Might want to look into a Saab 9000 Aero. I used to have one and I LOVED it until some jerkoff ran a red light. I walked away from the accident without any injury, so I have a first-hand experience wtih the saftey of the car







Plus, they carry lots of stuff and look really cool, IMHO







I replaced it with a 1993 Audi S4, which is an AMAZING car but I miss the cargo capacity and the "cockpit" dash that the Saab had.


----------



## Crispyfritter (Nov 21, 2001)

*Re: Is this a good deal? (TurboJewS4)*

I too, would pass on that car. It has the unexciting 2.8 litre V6. I bet it consumes a bit of oil too. That's too much money for a car that big and slow. If you want something nice and reliable that has some pop to it, how about an Audi V8 Quattro?
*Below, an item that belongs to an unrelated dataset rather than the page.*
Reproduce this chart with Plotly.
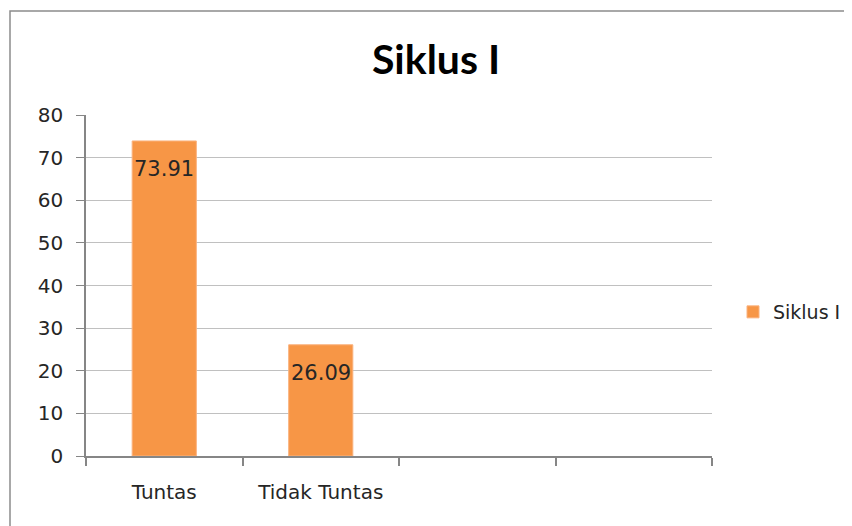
import plotly.graph_objects as go

categories = ["Tuntas", "Tidak Tuntas", " ", "  "]
values = [73.91, 26.09, None, None]
labels = ["73.91", "26.09", "", ""]
series_name = "Siklus I"
y_ticks = [0, 10, 20, 30, 40, 50, 60, 70, 80]

W, H = 852, 526
OFF = 8  # page body margin
# target pixel positions in the screenshot
PL, PR, PT, PB = 86, 712, 115, 456
L = PL - OFF
T = PT - OFF
pw, ph = PR - PL, PB - PT
R = W - L - pw
B = H - T - ph

def px_x(p):
    return (p - PL) / pw

def px_y(p):
    return (PB - p) / ph

FONT = "DejaVu Sans"
TFONT = "Lato"
TXT = "#262626"

fig = go.Figure()
fig.add_trace(go.Bar(
    x=categories, y=values, name=series_name,
    marker=dict(color="#F79646", line=dict(color="#FAB27E", width=1)),
    width=0.41, showlegend=True,
))

for c, v, t in zip(categories, values, labels):
    if v is None:
        continue
    fig.add_annotation(x=c, y=v, text=t, showarrow=False, yshift=-28,
                       yanchor="middle", xanchor="center",
                       font=dict(family=FONT, size=21, color=TXT))

fig.add_shape(type="rect", xref="paper", yref="paper",
              x0=px_x(10), x1=px_x(880), y0=px_y(11), y1=px_y(560),
              line=dict(color="#8C8C8C", width=1.5), fillcolor="rgba(0,0,0,0)",
              layer="below")

fig.update_layout(
    width=W, height=H,
    margin=dict(l=L, r=R, t=T, b=B, autoexpand=False),
    paper_bgcolor="white", plot_bgcolor="white",
    title=dict(text="<b>Siklus I</b>", x=px_x(436), xref="paper", xanchor="center",
               y=1 - (60 - OFF) / H, yref="container", yanchor="middle",
               font=dict(family=TFONT, size=41, color="black")),
    font=dict(family=FONT, color=TXT),
    showlegend=True,
    legend=dict(x=px_x(733), y=px_y(312), xanchor="left", yanchor="middle",
                font=dict(family=FONT, size=19, color=TXT), itemwidth=30,
                bgcolor="rgba(0,0,0,0)"),
    xaxis=dict(type="category", categoryorder="array", categoryarray=categories,
               range=[-0.5, 3.5], showgrid=False, showline=True,
               linecolor="#868686", linewidth=1.5,
               ticks="outside", tickson="boundaries", ticklen=8, tickcolor="#868686",
               tickwidth=1.5, ticklabelstandoff=17,
               tickfont=dict(family=FONT, size=20, color=TXT)),
    yaxis=dict(range=[0, 80], tickvals=y_ticks, showgrid=True, gridcolor="#C0C0C0",
               gridwidth=1.2, showline=True, linecolor="#868686", linewidth=1.5,
               ticks="outside", ticklen=8, tickcolor="#868686", tickwidth=1.2,
               zeroline=False, ticklabelstandoff=9,
               tickfont=dict(family=FONT, size=20, color=TXT)),
    bargap=0.59,
)

fig.write_html("out.html")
I've got one for $7500 that has all new valves, reworked Heads, and timing belt/water pump.
Chirs


----------



## fitch (Aug 9, 2002)

*Re: Is this a good deal? (BOOFWAH)*

its a little much i think


----------



## Sepp (Dec 10, 2002)

*Re: Is this a good deal? (fitch)*

" xxxx posts, and my m5 is still better than your car"
Not in Colorado it isn't!!!
If you try to race a high boost turbo car with some sack, in high altitudes, you will be awfully disapointed, unless you are packing a turbo kit yourself!
And in the snow, or rain? forget about it.


----------